START
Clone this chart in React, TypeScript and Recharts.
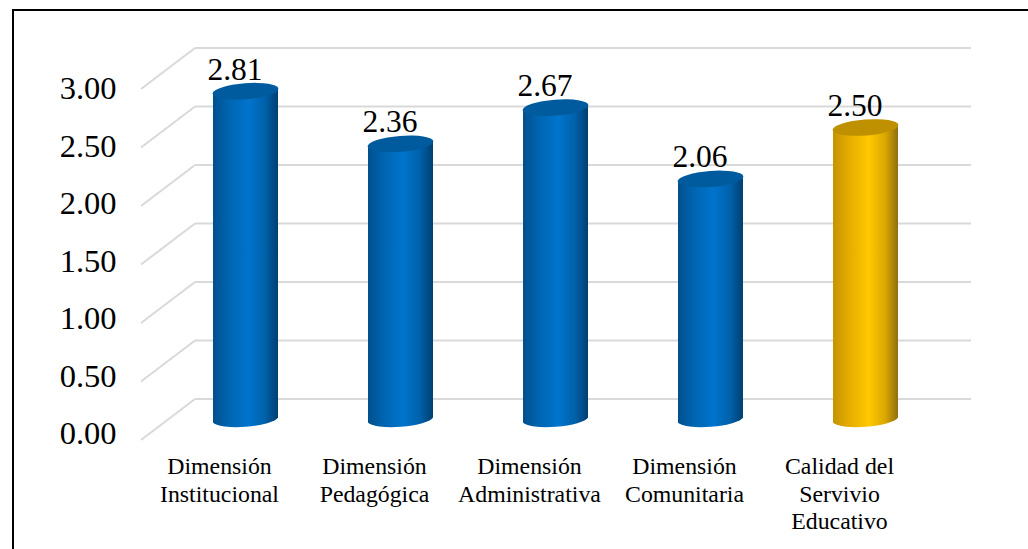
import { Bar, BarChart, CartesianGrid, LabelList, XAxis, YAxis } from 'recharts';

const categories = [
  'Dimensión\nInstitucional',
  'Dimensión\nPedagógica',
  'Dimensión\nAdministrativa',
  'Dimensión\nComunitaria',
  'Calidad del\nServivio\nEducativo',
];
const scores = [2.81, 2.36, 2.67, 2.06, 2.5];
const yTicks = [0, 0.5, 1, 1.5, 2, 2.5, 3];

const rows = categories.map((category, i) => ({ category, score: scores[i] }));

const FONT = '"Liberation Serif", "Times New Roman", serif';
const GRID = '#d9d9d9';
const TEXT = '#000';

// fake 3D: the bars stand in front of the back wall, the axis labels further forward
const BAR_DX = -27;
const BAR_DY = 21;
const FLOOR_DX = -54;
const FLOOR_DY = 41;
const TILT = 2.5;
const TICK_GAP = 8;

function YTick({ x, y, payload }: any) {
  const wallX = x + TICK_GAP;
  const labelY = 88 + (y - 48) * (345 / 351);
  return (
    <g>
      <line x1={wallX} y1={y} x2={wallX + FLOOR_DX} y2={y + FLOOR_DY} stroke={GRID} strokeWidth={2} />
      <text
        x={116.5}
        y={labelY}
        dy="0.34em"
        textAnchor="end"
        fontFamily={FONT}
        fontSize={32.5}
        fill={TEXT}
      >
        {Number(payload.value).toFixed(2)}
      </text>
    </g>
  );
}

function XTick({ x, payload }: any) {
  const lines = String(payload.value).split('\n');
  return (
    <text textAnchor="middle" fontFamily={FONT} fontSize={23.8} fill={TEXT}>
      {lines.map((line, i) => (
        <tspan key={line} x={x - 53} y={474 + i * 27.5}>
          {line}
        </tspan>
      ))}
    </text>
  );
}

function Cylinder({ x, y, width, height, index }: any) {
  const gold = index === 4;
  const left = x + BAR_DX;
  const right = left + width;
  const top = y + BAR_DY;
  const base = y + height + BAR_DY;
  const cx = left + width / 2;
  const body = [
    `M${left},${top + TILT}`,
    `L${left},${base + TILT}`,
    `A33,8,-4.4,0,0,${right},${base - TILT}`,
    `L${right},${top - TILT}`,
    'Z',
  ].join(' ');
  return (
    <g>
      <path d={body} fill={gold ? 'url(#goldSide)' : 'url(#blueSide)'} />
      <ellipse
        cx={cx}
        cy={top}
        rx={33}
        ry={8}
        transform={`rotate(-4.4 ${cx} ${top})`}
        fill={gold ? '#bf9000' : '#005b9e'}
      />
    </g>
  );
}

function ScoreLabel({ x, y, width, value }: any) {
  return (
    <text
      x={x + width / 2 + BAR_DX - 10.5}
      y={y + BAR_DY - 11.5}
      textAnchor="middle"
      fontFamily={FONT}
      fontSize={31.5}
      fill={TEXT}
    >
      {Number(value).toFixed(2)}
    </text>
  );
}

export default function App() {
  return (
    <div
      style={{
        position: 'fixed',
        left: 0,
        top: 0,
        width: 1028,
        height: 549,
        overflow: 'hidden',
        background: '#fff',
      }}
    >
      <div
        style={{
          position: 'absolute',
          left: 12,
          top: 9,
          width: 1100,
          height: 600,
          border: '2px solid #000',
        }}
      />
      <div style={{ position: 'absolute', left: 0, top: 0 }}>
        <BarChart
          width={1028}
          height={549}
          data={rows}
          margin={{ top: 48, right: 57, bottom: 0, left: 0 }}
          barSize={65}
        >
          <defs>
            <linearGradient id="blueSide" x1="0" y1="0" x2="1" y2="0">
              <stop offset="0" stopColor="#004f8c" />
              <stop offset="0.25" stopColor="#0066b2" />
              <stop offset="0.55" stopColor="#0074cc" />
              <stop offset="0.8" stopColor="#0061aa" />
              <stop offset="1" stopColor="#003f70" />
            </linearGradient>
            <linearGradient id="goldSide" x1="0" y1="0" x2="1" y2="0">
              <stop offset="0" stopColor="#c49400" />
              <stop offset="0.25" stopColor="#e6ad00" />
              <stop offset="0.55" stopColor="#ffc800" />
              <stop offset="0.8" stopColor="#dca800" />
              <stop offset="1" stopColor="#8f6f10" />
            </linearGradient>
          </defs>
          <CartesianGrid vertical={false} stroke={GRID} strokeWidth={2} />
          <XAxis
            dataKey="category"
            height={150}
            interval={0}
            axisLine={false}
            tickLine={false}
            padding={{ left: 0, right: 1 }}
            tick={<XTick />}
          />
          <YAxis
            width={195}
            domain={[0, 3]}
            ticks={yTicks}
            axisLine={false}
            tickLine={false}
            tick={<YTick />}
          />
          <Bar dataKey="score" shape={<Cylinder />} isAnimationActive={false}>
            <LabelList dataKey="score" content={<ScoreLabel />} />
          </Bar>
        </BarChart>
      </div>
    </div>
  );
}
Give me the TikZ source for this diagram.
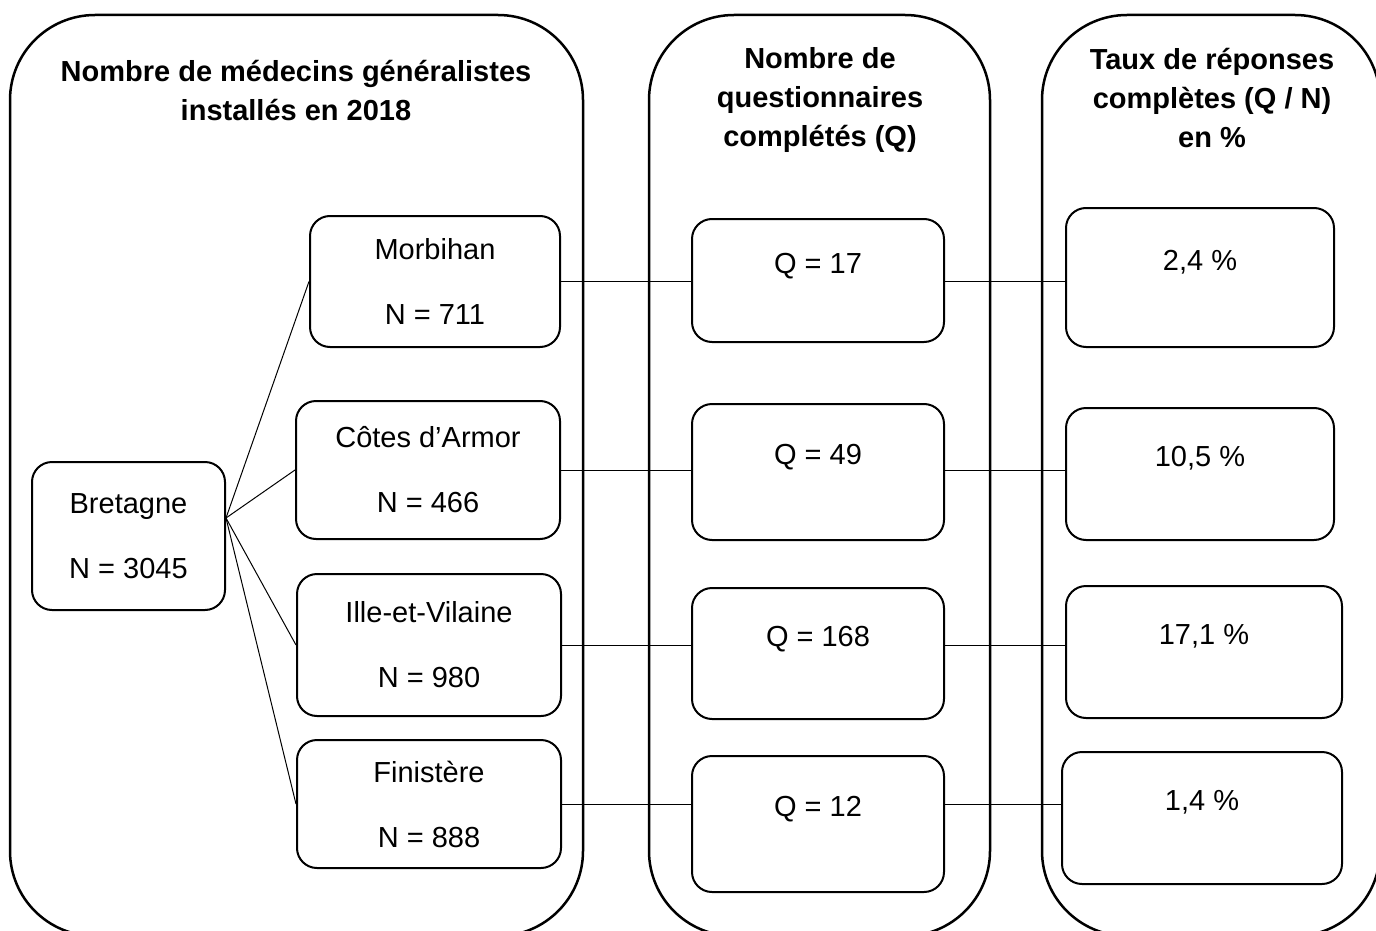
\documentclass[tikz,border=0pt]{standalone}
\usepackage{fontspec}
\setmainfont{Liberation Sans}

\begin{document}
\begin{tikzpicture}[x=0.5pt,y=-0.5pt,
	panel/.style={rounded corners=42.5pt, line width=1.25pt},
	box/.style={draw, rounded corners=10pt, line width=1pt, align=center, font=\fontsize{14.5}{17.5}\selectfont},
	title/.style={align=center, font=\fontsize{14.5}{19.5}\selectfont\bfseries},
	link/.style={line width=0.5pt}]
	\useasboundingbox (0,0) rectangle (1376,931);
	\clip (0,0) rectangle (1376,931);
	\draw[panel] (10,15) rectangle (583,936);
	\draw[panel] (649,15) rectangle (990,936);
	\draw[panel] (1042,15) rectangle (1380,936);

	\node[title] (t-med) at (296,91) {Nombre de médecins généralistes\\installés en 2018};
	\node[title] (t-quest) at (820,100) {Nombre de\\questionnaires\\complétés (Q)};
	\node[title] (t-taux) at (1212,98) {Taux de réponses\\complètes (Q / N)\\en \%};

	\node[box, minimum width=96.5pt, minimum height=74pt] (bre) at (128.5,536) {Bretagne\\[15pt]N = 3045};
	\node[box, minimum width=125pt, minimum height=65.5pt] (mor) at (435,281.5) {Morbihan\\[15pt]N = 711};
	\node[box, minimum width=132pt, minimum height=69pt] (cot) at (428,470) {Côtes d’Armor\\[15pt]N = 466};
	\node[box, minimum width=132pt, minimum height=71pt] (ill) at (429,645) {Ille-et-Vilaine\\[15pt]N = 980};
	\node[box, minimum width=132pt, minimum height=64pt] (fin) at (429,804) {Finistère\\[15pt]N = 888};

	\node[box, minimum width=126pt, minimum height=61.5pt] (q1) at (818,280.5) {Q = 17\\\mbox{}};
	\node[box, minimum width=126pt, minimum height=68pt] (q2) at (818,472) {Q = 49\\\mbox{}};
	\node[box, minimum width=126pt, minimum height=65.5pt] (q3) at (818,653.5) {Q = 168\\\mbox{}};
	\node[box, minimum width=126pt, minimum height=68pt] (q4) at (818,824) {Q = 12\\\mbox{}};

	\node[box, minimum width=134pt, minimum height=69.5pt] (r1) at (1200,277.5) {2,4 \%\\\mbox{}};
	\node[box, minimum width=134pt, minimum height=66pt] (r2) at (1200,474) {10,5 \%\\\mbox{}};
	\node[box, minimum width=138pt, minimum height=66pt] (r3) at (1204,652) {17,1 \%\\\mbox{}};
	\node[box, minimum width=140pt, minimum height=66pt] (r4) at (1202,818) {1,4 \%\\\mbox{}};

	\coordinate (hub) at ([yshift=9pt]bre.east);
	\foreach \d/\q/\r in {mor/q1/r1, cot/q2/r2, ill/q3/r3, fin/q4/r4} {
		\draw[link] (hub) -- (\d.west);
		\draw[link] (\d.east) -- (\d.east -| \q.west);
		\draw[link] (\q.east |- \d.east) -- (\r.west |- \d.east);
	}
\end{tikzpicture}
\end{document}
END
GOAL :: Could you quote, word for word, only the lines from the one containing "Give me the TikZ source for this diagram." through the one containing "minimum height=68pt] (q4)", both included, and leave out any pictures?

SOLUTION TO THIS PROBLEM ::
Give me the TikZ source for this diagram.
\documentclass[tikz,border=0pt]{standalone}
\usepackage{fontspec}
\setmainfont{Liberation Sans}

\begin{document}
\begin{tikzpicture}[x=0.5pt,y=-0.5pt,
	panel/.style={rounded corners=42.5pt, line width=1.25pt},
	box/.style={draw, rounded corners=10pt, line width=1pt, align=center, font=\fontsize{14.5}{17.5}\selectfont},
	title/.style={align=center, font=\fontsize{14.5}{19.5}\selectfont\bfseries},
	link/.style={line width=0.5pt}]
	\useasboundingbox (0,0) rectangle (1376,931);
	\clip (0,0) rectangle (1376,931);
	\draw[panel] (10,15) rectangle (583,936);
	\draw[panel] (649,15) rectangle (990,936);
	\draw[panel] (1042,15) rectangle (1380,936);

	\node[title] (t-med) at (296,91) {Nombre de médecins généralistes\\installés en 2018};
	\node[title] (t-quest) at (820,100) {Nombre de\\questionnaires\\complétés (Q)};
	\node[title] (t-taux) at (1212,98) {Taux de réponses\\complètes (Q / N)\\en \%};

	\node[box, minimum width=96.5pt, minimum height=74pt] (bre) at (128.5,536) {Bretagne\\[15pt]N = 3045};
	\node[box, minimum width=125pt, minimum height=65.5pt] (mor) at (435,281.5) {Morbihan\\[15pt]N = 711};
	\node[box, minimum width=132pt, minimum height=69pt] (cot) at (428,470) {Côtes d’Armor\\[15pt]N = 466};
	\node[box, minimum width=132pt, minimum height=71pt] (ill) at (429,645) {Ille-et-Vilaine\\[15pt]N = 980};
	\node[box, minimum width=132pt, minimum height=64pt] (fin) at (429,804) {Finistère\\[15pt]N = 888};

	\node[box, minimum width=126pt, minimum height=61.5pt] (q1) at (818,280.5) {Q = 17\\\mbox{}};
	\node[box, minimum width=126pt, minimum height=68pt] (q2) at (818,472) {Q = 49\\\mbox{}};
	\node[box, minimum width=126pt, minimum height=65.5pt] (q3) at (818,653.5) {Q = 168\\\mbox{}};
	\node[box, minimum width=126pt, minimum height=68pt] (q4) at (818,824) {Q = 12\\\mbox{}};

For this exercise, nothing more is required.